1. En cette Année de l’Eucharistie, je suis particulièrement heureux d’avoir ce rendez-vous spirituel annuel, à l’occasion du Jeudi Saint, jour de l’amour du Christ vécu « jusqu’au bout » (cf. Jn 13,1), jour de l’Eucharistie, jour de notre sacerdoce.

Ma pensée vous rejoint, vous les prêtres, alors que je poursuis une période de soins et de convalescence à l’hôpital, malade parmi les malades, unissant dans l’Eucharistie ma souffrance à celle du Christ. Dans cet esprit, je souhaite réfléchir avec vous à quelques aspects de notre spiritualité sacerdotale.

Je le ferai en me laissant guider par les paroles de l’Institution de l’Eucharistie, celles que nous prononçons chaque jour in persona Christi, pour rendre présent sur nos autels le sacrifice accompli une fois pour toutes sur le Calvaire. De ces paroles jaillissent des indications éclairantes pour la spiritualité sacerdotale: si toute l’Église vit de l’Eucharistie, l’existence sacerdotale doit avoir à un titre spécial une « forme eucharistique ». Les paroles de l’Institution de l’Eucharistie doivent donc être pour nous non seulement une formule de consécration, mais aussi une « formule de vie ».
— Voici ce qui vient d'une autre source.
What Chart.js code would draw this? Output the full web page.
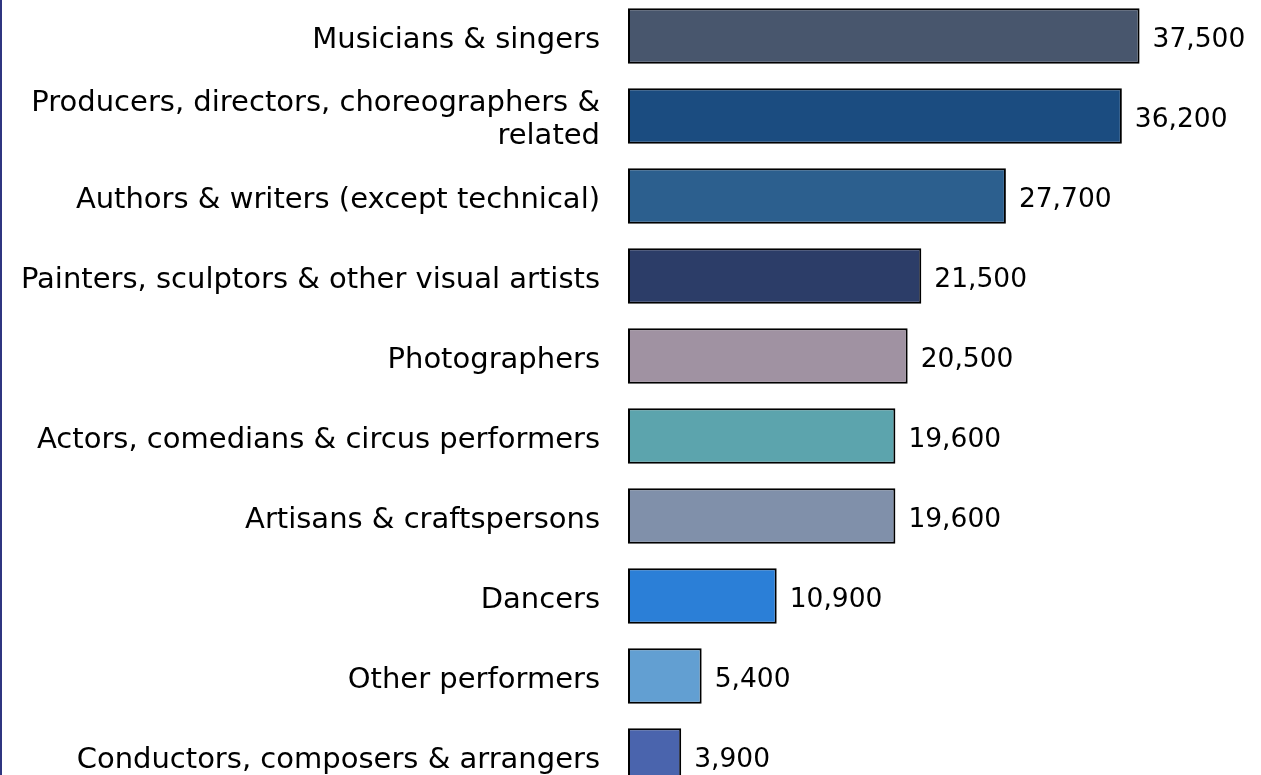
<!DOCTYPE html>
<html>
<head>
<meta charset="utf-8">
<script src="https://cdn.jsdelivr.net/npm/chart.js@4"></script>
<style>
html, body { margin: 0; padding: 0; background: #fff; overflow: hidden; }
body { width: 1261px; height: 775px; position: relative; }
#edge { position: absolute; left: 0; top: 0; width: 2px; height: 775px; background: #2f3580; z-index: 2; }
#occupations-chart { position: absolute; left: 0; top: -4px; }
</style>
</head>
<body>
<div id="edge"></div>
<canvas id="occupations-chart" width="1261" height="800"></canvas>
<script>
var categories = [
	'Musicians & singers',
	['Producers, directors, choreographers &', 'related'],
	'Authors & writers (except technical)',
	'Painters, sculptors & other visual artists',
	'Photographers',
	'Actors, comedians & circus performers',
	'Artisans & craftspersons',
	'Dancers',
	'Other performers',
	'Conductors, composers & arrangers'
];
var workers = [37500, 36200, 27700, 21500, 20500, 19600, 19600, 10900, 5400, 3900];
var barColors = ['#48566d', '#1b4c80', '#2c5f8e', '#2c3d68', '#a092a2', '#5ca4ad', '#8090aa', '#2b7fd7', '#629fd2', '#4a64ad'];

var valueLabels = {
	id: 'valueLabels',
	afterDatasetsDraw: function(chart) {
		var ctx = chart.ctx;
		var meta = chart.getDatasetMeta(0);
		ctx.save();
		ctx.font = '26.5px "DejaVu Sans"';
		ctx.fillStyle = '#000';
		ctx.textBaseline = 'middle';
		ctx.textAlign = 'left';
		for (var i = 0; i < meta.data.length; i++) {
			var bar = meta.data[i];
			ctx.fillText(workers[i].toLocaleString('en-US'), bar.x + 13, bar.y + 4);
		}
		ctx.restore();
	}
};

var ctx = document.getElementById('occupations-chart').getContext('2d');
var occupationsChart = new Chart(ctx, {
	type: 'bar',
	data: {
		labels: categories,
		datasets: [{
			data: workers,
			backgroundColor: barColors,
			borderColor: '#000',
			borderWidth: 2,
			borderSkipped: false,
			categoryPercentage: 0.9,
			barPercentage: 0.77
		}]
	},
	options: {
		indexAxis: 'y',
		responsive: false,
		animation: false,
		layout: { padding: 0 },
		plugins: {
			legend: { display: false },
			tooltip: { enabled: false }
		},
		scales: {
			x: {
				display: false,
				min: 0,
				max: 46400
			},
			y: {
				grid: { display: false, drawTicks: false },
				border: { display: false },
				afterFit: function(scale) {
					scale.width = 628;
					scale.paddingTop = 0;
					scale.paddingBottom = 0;
					if (!scale._shifted) {
						// labels sit a few px lower in the original
						var orig = scale.drawLabels;
						scale.drawLabels = function(area) {
							this.ctx.save();
							this.ctx.translate(0, 4);
							orig.call(this, area);
							this.ctx.restore();
						};
						scale._shifted = true;
					}
				},
				ticks: {
					padding: 28,
					color: '#000',
					font: { family: 'DejaVu Sans', size: 29, lineHeight: 1.15 }
				}
			}
		}
	},
	plugins: [valueLabels]
});
</script>
</body>
</html>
Une existence profondément marquée par « l’action de grâce »

2. « Tibi gratias agens benedixit… ». À chaque Messe, nous nous rappelons le premier sentiment exprimé par Jésus dans la fraction du pain et nous le revivons: le sentiment d’action de grâce. La reconnaissance est l’attitude qui constitue le fondement même du mot « Eucharistie ». Cette expression de gratitude contient toute la spiritualité biblique de la louange pour les mirabilia Dei. Dieu nous aime, sa Providence nous précède, elle nous accompagne par de continuelles interventions de salut.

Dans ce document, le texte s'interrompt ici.